Weitere Schlüsselkompetenzen sind die Fähigkeiten, Probleme zu lösen sowie zu netzwerken und dabei die gemeinsamen Ziele über das persönliche Interessen zu stellen. Lifelong Learning, das heißt eigenständiges und kontinuierliches Lernen, zählt zu den Klassikern in jedem Kompetenzmodell. Neu ist sicherlich – zumindest in dieser Ausprägung – die Fähigkeit, das eigene Tun jederzeit bewusst zu reflektieren sowie Feedback zu geben und zu nehmen. Mehr denn je rücken damit in Zukunft Aspekte wie Haltung, inneres Setting und Persönlichkeit in den Mittelpunkt.

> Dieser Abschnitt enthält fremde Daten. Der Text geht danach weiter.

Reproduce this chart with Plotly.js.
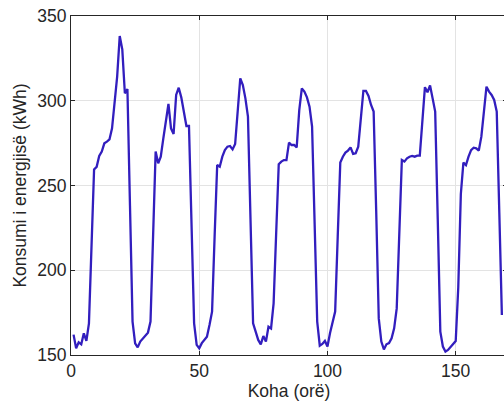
<!DOCTYPE html>
<html>
<head>
<meta charset="utf-8">
<script src="https://cdn.plot.ly/plotly-3.0.1.min.js"></script>
<style>
html,body{margin:0;padding:0;overflow:hidden;background:#fff;}
#chart{width:507px;height:407px;}
</style>
</head>
<body>
<div id="chart"></div>
<script>
// Hourly energy consumption (kWh), hours 1..168
var consumption = [
  162, 154, 157.5, 156.3, 162.8, 158.3, 168.7, 215, 259.5, 261, 267.4, 270,
  274.9, 275.9, 277.2, 283.7, 299.5, 314.2, 338.2, 330.3, 304.4, 306.9, 238, 169.7,
  156.9, 154.5, 157.9, 159.8, 161.2, 163.2, 169.7, 220, 270, 263.1, 267, 277.8,
  288.6, 298.1, 283.7, 280.4, 303.4, 307.7, 302, 294.5, 285.1, 285.1, 228, 168.7,
  156, 154, 157, 158.9, 160.8, 167.7, 175.6, 220, 262.1, 261.1, 267, 270.9,
  272.9, 273.3, 271.3, 274.5, 295.5, 313.2, 309.3, 301.4, 290.6, 230, 168.7, 163.8,
  158.9, 156.3, 161.2, 157.9, 166.7, 165.7, 180.5, 222, 262.5, 264.1, 265, 265,
  275.3, 273.9, 273.9, 272.5, 294.5, 307.3, 305.4, 302, 296.5, 284.7, 230, 169.7,
  155.5, 156.5, 158.3, 155, 163, 170, 175.6, 220, 263.5, 267, 269.4, 270.6,
  272.5, 268.6, 269, 272.9, 288.6, 305.8, 305.8, 302.8, 297.5, 293.6, 235, 171.6,
  157.9, 153.3, 156.3, 157, 159.8, 165.7, 177.5, 222, 265, 264.1, 266, 267,
  267.4, 267, 267.6, 267.6, 290, 308, 305, 309, 301.4, 293.6, 230, 163.8,
  155, 152, 153, 155, 157, 158.3, 190, 245, 263.5, 262, 267, 270.9,
  272.3, 271.9, 270.6, 278.8, 293.6, 308.3, 305.4, 303.4, 300.5, 293.6, 234, 173.6
];
var hours = consumption.map(function(_, i){ return i + 1; });
var xTicks = [0, 50, 100, 150];
var yTicks = [150, 200, 250, 300, 350];
var xTitle = 'Koha (orë)';
var yTitle = 'Konsumi i energjisë (kWh)';

var axisColor = '#262626';
var fontFam = '"Liberation Sans", Arial, Helvetica, sans-serif';

var trace = {
  x: hours, y: consumption, type: 'scatter', mode: 'lines',
  line: {color: 'rgb(50,30,190)', width: 2.3},
  hoverinfo: 'x+y'
};

var layout = {
  width: 507, height: 407,
  margin: {l: 71, r: 0, t: 16, b: 52},
  paper_bgcolor: '#fff', plot_bgcolor: '#fff',
  showlegend: false,
  font: {family: fontFam, size: 18, color: axisColor},
  xaxis: {
    range: [0, 170], tickvals: xTicks, ticktext: xTicks.map(String),
    ticks: 'inside', ticklen: 4, tickcolor: axisColor, tickwidth: 1,
    showline: true, linecolor: axisColor, linewidth: 1, mirror: 'ticks',
    showgrid: true, gridcolor: '#e3e3e3', gridwidth: 1, zeroline: false,
    tickfont: {size: 17.5, color: axisColor},
    title: {text: xTitle, font: {size: 17.5, color: axisColor}, standoff: 4}
  },
  yaxis: {
    range: [150, 350], tickvals: yTicks, ticktext: yTicks.map(String),
    ticks: 'inside', ticklen: 4, tickcolor: axisColor, tickwidth: 1,
    showline: true, linecolor: axisColor, linewidth: 1, mirror: 'ticks',
    showgrid: true, gridcolor: '#e3e3e3', gridwidth: 1, zeroline: false,
    tickfont: {size: 17.5, color: axisColor},
    title: {text: yTitle, font: {size: 17.5, color: axisColor}, standoff: 6}
  }
};

Plotly.newPlot('chart', [trace], layout, {displayModeBar: false, staticPlot: true});
</script>
</body>
</html>
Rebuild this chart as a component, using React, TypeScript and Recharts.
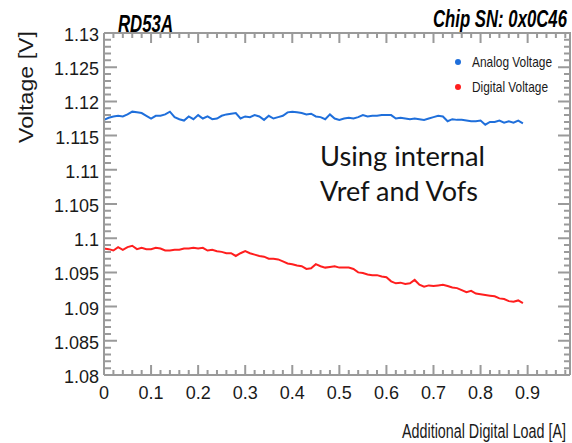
import { LineChart, Line, XAxis, YAxis, Legend } from 'recharts';

// Supply voltages vs. additional digital load, one reading every 10 mA
const analogVoltage = [
  1.1173, 1.1176, 1.1178, 1.1179, 1.1178, 1.1181, 1.1185, 1.1184, 1.1183, 1.1179,
  1.1175, 1.1179, 1.1179, 1.1181, 1.1185, 1.1177, 1.1174, 1.1172, 1.1178, 1.1174,
  1.118, 1.1175, 1.1178, 1.1174, 1.1175, 1.1179, 1.1181, 1.1182, 1.1183, 1.1175,
  1.1178, 1.1177, 1.118, 1.1178, 1.1173, 1.1179, 1.1175, 1.1177, 1.1179, 1.1184,
  1.1185, 1.1184, 1.1183, 1.1181, 1.1182, 1.1178, 1.1177, 1.1174, 1.1181, 1.1175,
  1.1173, 1.1175, 1.1176, 1.1175, 1.1177, 1.118, 1.1178, 1.1179, 1.1179, 1.118,
  1.118, 1.118, 1.1175, 1.1176, 1.1175, 1.1174, 1.1175, 1.1174, 1.1173, 1.1175,
  1.1177, 1.1179, 1.1178, 1.1171, 1.1174, 1.1173, 1.1173, 1.1172, 1.1171, 1.1171,
  1.1172, 1.1166, 1.117, 1.117, 1.1172, 1.1169, 1.1171, 1.1169, 1.1172, 1.1168,
];

const digitalVoltage = [
  1.0985, 1.0984, 1.0982, 1.0987, 1.0983, 1.0987, 1.0989, 1.0984, 1.0986, 1.0984,
  1.0984, 1.0986, 1.0985, 1.0982, 1.0982, 1.0983, 1.0983, 1.0985, 1.0985, 1.0986,
  1.0985, 1.0986, 1.0982, 1.0983, 1.0981, 1.098, 1.0978, 1.0978, 1.0974, 1.0978,
  1.0981, 1.0978, 1.0976, 1.0974, 1.0973, 1.097, 1.097, 1.0969, 1.0966, 1.0963,
  1.0962, 1.096, 1.0959, 1.0955, 1.0956, 1.0962, 1.0959, 1.0957, 1.0958, 1.0959,
  1.0957, 1.0957, 1.0957, 1.0955, 1.095, 1.0949, 1.0947, 1.0946, 1.0946, 1.0944,
  1.0943, 1.0937, 1.0934, 1.0935, 1.0933, 1.0934, 1.0939, 1.0932, 1.0929, 1.0931,
  1.093, 1.0931, 1.0932, 1.093, 1.0928, 1.0927, 1.0924, 1.0921, 1.0923, 1.0919,
  1.0918, 1.0917, 1.0916, 1.0915, 1.0912, 1.0911, 1.0908, 1.0907, 1.0909, 1.0905,
];

// load steps in A
const load = analogVoltage.map((_, i) => +(i * 0.01).toFixed(2));

const xMajor = [0, 0.1, 0.2, 0.3, 0.4, 0.5, 0.6, 0.7, 0.8, 0.9];
const yMajor = [1.08, 1.085, 1.09, 1.095, 1.1, 1.105, 1.11, 1.115, 1.12, 1.125, 1.13];

const X_MAX = 0.99;
const Y_MIN = 1.08;
const Y_MAX = 1.13;
const xTicks = Array.from({ length: 50 }, (_, i) => +(i * 0.02).toFixed(2));
const yTicks = Array.from({ length: 51 }, (_, i) => +(1.08 + i * 0.001).toFixed(3));

const data = load.map((x, i) => ({ x, analog: analogVoltage[i], digital: digitalVoltage[i] }));

const AXIS = '#9a9a9a';
const NARROW = '"Liberation Sans Narrow", "Arial Narrow", "Liberation Sans", sans-serif';
const SANS = '"Liberation Sans", Arial, sans-serif';

// plot box (chart margins + axis sizes below)
const PLOT_LEFT = 104;
const PLOT_TOP = 33;
const PLOT_RIGHT = 570;
const PLOT_BOTTOM = 375;

const px = (v: number) => PLOT_LEFT + (v / X_MAX) * (PLOT_RIGHT - PLOT_LEFT);
const py = (v: number) => PLOT_TOP + ((Y_MAX - v) / (Y_MAX - Y_MIN)) * (PLOT_BOTTOM - PLOT_TOP);

const near = (v: number, list: number[]) => list.some((m) => Math.abs(m - v) < 1e-6);

const BottomLabel = (props: any) => {
  const v = props.payload.value;
  if (!near(v, xMajor)) return <g />;
  return (
    <text x={props.x} y={Number(props.y) + 24} textAnchor="middle" fontFamily={NARROW} fontSize={18} fill="#1a1a1a">
      {String(v)}
    </text>
  );
};

const LeftLabel = (props: any) => {
  const v = props.payload.value;
  if (!near(v, yMajor)) return <g />;
  return (
    <text x={Number(props.x) - 5} y={Number(props.y) + 8} textAnchor="end" fontFamily={NARROW} fontSize={18} fill="#1a1a1a">
      {String(v)}
    </text>
  );
};

// inward ticks on all four sides of the frame, ROOT style
const FrameTicks = () => {
  const parts: string[] = [];
  parts.push(`M${PLOT_LEFT},${PLOT_TOP}H${PLOT_RIGHT}V${PLOT_BOTTOM}`);
  xTicks.forEach((t) => {
    const len = near(t, xMajor) ? 10 : 5;
    const x = px(t);
    parts.push(`M${x},${PLOT_BOTTOM}v${-len}M${x},${PLOT_TOP}v${len}`);
  });
  yTicks.forEach((t) => {
    const major = near(t, yMajor);
    const y = py(t);
    parts.push(`M${PLOT_LEFT},${y}h${major ? 13 : 7}M${PLOT_RIGHT},${y}h${major ? -12 : -6}`);
  });
  return <path d={parts.join('')} fill="none" stroke={AXIS} strokeWidth={2} />;
};

const LegendBox = ({ payload }: any) => (
  <svg width={122} height={48}>
    {(payload || []).map((entry: any, i: number) => (
      <g key={entry.value}>
        <circle cx={8} cy={12 + i * 25} r={3} fill={entry.color} />
        <text
          x={22}
          y={16.5 + i * 25}
          fontFamily={NARROW}
          fontSize={15}
          fill="#1a1a1a"
          textLength={i === 0 ? 80 : 76}
          lengthAdjust="spacingAndGlyphs"
        >
          {entry.value}
        </text>
      </g>
    ))}
  </svg>
);

export default function App() {
  return (
    <div style={{ position: 'absolute', left: 0, top: 0, width: 572, height: 443, background: '#fff' }}>
      <LineChart
        width={572}
        height={443}
        data={data}
        margin={{ top: PLOT_TOP, right: 572 - PLOT_RIGHT, bottom: 0, left: 0 }}
      >
        <XAxis
          dataKey="x"
          type="number"
          domain={[0, X_MAX]}
          ticks={xTicks}
          interval={0}
          height={443 - PLOT_BOTTOM}
          tickSize={0}
          tickMargin={0}
          tickLine={false}
          axisLine={{ stroke: AXIS, strokeWidth: 2 }}
          tick={<BottomLabel />}
        />
        <YAxis
          type="number"
          domain={[Y_MIN, Y_MAX]}
          ticks={yTicks}
          interval={0}
          width={PLOT_LEFT}
          tickSize={0}
          tickMargin={0}
          tickLine={false}
          axisLine={{ stroke: AXIS, strokeWidth: 2 }}
          tick={<LeftLabel />}
        />
        <Legend
          layout="vertical"
          align="center"
          verticalAlign="middle"
          wrapperStyle={{ left: 450, top: 50, width: 122, height: 48 }}
          content={<LegendBox />}
        />
        <Line
          dataKey="analog"
          name="Analog Voltage"
          type="linear"
          stroke="#1f6fdb"
          strokeWidth={2}
          dot={false}
          isAnimationActive={false}
        />
        <Line
          dataKey="digital"
          name="Digital Voltage"
          type="linear"
          stroke="#ff1e1e"
          strokeWidth={2}
          dot={false}
          isAnimationActive={false}
        />
      </LineChart>

      <svg
        width={572}
        height={443}
        style={{ position: 'absolute', left: 0, top: 0, pointerEvents: 'none' }}
      >
        <FrameTicks />
        <text x={118} y={32} fontFamily={NARROW} fontWeight="bold" fontStyle="italic" fontSize={23}
          textLength={55} lengthAdjust="spacingAndGlyphs">
          RD53A
        </text>
        <text x={433} y={27} fontFamily={NARROW} fontWeight="bold" fontStyle="italic" fontSize={23}
          textLength={134} lengthAdjust="spacingAndGlyphs">
          Chip SN: 0x0C46
        </text>
        <text x={33} y={143} transform="rotate(-90 33 143)" fontFamily={SANS} fontSize={20} fill="#1a1a1a"
          textLength={112} lengthAdjust="spacingAndGlyphs">
          Voltage [V]
        </text>
        <text x={402} y={438} fontFamily={SANS} fontSize={20} fill="#1a1a1a"
          textLength={164} lengthAdjust="spacingAndGlyphs">
          Additional Digital Load [A]
        </text>
        <text x={320} y={166} fontFamily="Lato, 'Open Sans', sans-serif" fontSize={27} fill="#141414"
          textLength={165} lengthAdjust="spacingAndGlyphs">
          Using internal
        </text>
        <text x={320} y={201} fontFamily="Lato, 'Open Sans', sans-serif" fontSize={27} fill="#141414"
          textLength={158} lengthAdjust="spacingAndGlyphs">
          Vref and Vofs
        </text>
      </svg>
    </div>
  );
}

Der Mix aus intern und extern muss stimmen
Der Erfolg von Talentmanagement ist nicht zuletzt auch davon abhängig, wie hoch die Quote der Stellenbesetzung aus den eigenen Reihen ist. Unternehmen, die exponierte Positionen häufig oder gar ausschließlich mit externen Kandidaten besetzen, haben es schwerer, Potenzialträger dauerhaft für das eigene Unternehmen zu begeistern. Ein Verhältnis von 3:1 zwischen internen Potenzialträgern und Kräften, die auf dem Arbeitsmarkt rekrutiert werden, gilt, abhängig von der Industrie, als bewährte Richtschnur. Ein weiterer Vorteil ist, dass die bereits erwiesene kulturelle Passung der internen Talente schon nachgewiesen ist. Das Risiko, dass interne Kräfte in der neuen Funktion scheitern, ist deutlich geringer.
Kandidaten werden durch die Führungsebene ausgewählt
Schließlich ist zeitgemäßes Talentmanagement auch eine Frage der strategischen Platzierung. Als eigene Disziplin muss es direkt bei der Geschäftsleitung angesiedelt sein. In der Praxis wählen C-Level-Führungskräfte aussichtsreiche interne wie externe Talente im Sinne eines Promotion-Committees aktiv aus und schlagen sie dem Geschäftsführungsgremium vor. Dieses diskutiert anhand klarer und einheitlicher Kriterien und bestimmt einstimmig, wer in die engere Auswahl kommt – ein Einsatz, der sich mit Blick auf den Unternehmenserfolg nachhaltig bezahlt macht.